Kim had ended the call, shaking her head.

‘Dad really moulded Raza in his image, didn’t he?’ When Hiroko tried to protest, there must be some other explanation, Raza had insisted he’d come for the funeral, Kim sat Hiroko down in front of the computer and explained to her, with the aid of the Internet, the real business of A and G. While Hiroko was still struggling to overlay the world of private military contractors on to her image of her son’s life, Kim added, as if it were a matter of little consequence, ‘And on top of all that, he wanted me to smuggle some Afghan across the border.’

‘When I asked my brother to see if Raza — his name is really Raza? — knew someone who could get me across the border I didn’t mean he should tell his mother,’ Abdullah said, patting a stone lion’s paw with the familiarity of ritual as he walked down the library steps. ‘I don’t want to get you into any trouble.’
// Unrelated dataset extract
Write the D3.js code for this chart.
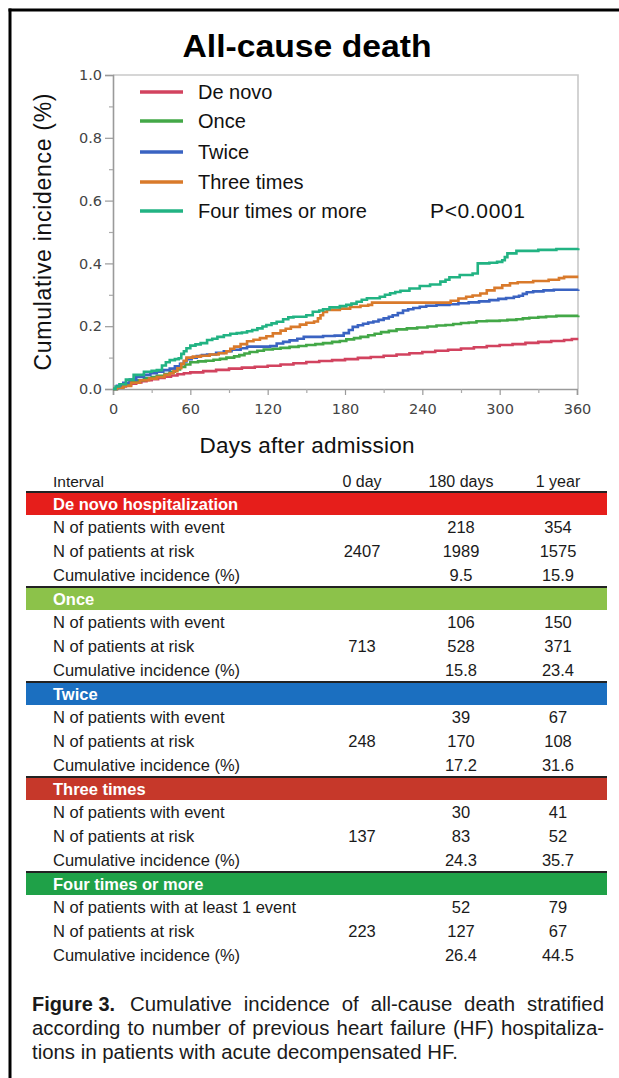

‘You won’t,’ Hiroko said, longing to be back in the sanctuary of books. She spent so much of her life in and around the Village that the regimented yet frenzied intersections of midtown made her feel as though she were stuck in a deranged crossword grid. ‘Do you know if your brother has spoken to Raza since—’ She almost said ‘since Harry died’. ‘Again, I mean. Has he spoken to him again?’

‘I don’t know. I will call him in three days.’ Almost apologetically he added, ‘He doesn’t have a phone. Once a week he goes to the call office.’ He took a cell phone out of his pocket and looked wistfully at it. ‘So many things you promise yourself you won’t get used to, and then you do.’

‘How long have you been in New York?’ She had come here not knowing what kind of man she would find, certain only that she had to see this mysterious piece of her son’s life. But now she couldn’t see the boy who drew Raza into a life of violence but only a man who understood lost homelands and the impossibility of return. He had looked at the photographs of Kandahar’s orchards as Sajjad used to look at pictures of his old moholla in Dilli.

‘I was with the mujahideen until the Soviets left. But then, peace never happened. And Afghan fighting Afghan, Pashtun against Hazara. no. So I went back to Karachi. Yes, for four years.’ He switched to Urdu. ‘I was a truck driver. Every time I went to the fish harbour I’d have one eye watching for Raza Hazara. But my brothers said one of us had to go to America where you can earn a real living. I was the youngest, the most fit — I had the best chance of making the journey across. And I was just married, so there was only a wife to leave behind and no children.’

‘You have a wife?’

‘Yes,’ he said, taking a long stride forward and bodily lifting up a drunk who was weaving towards Hiroko and setting him down again, out of her path, with a quick pat on the shoulder. He was unaware she had seen his entire character in that gesture. ‘It wasn’t easy to leave her, but my brothers were all fighting or trying to farm between the landmines and I couldn’t earn enough in Karachi for everyone. So ’93 I came here. And I haven’t seen any of them since. My brothers, my wife. She had a son six months after I said goodbye to her. She knew it was happening before I left, but she didn’t want to make it harder for me to go. So it’s not so bad, leaving. I’ll see my son, my wife. The light of Afghanistan. It’s not so bad?’

He looked uncertainly at Hiroko, who found herself wanting to cry.

36

Three days earlier, just outside Kandahar, two Pathan men stepped out of a jeep, reaching for the guns beneath its seats before their feet had touched the ground. To the passenger in the back seat, head moving side to side, the men appeared sectioned into many pieces — the effect as disorienting as it was disturbing.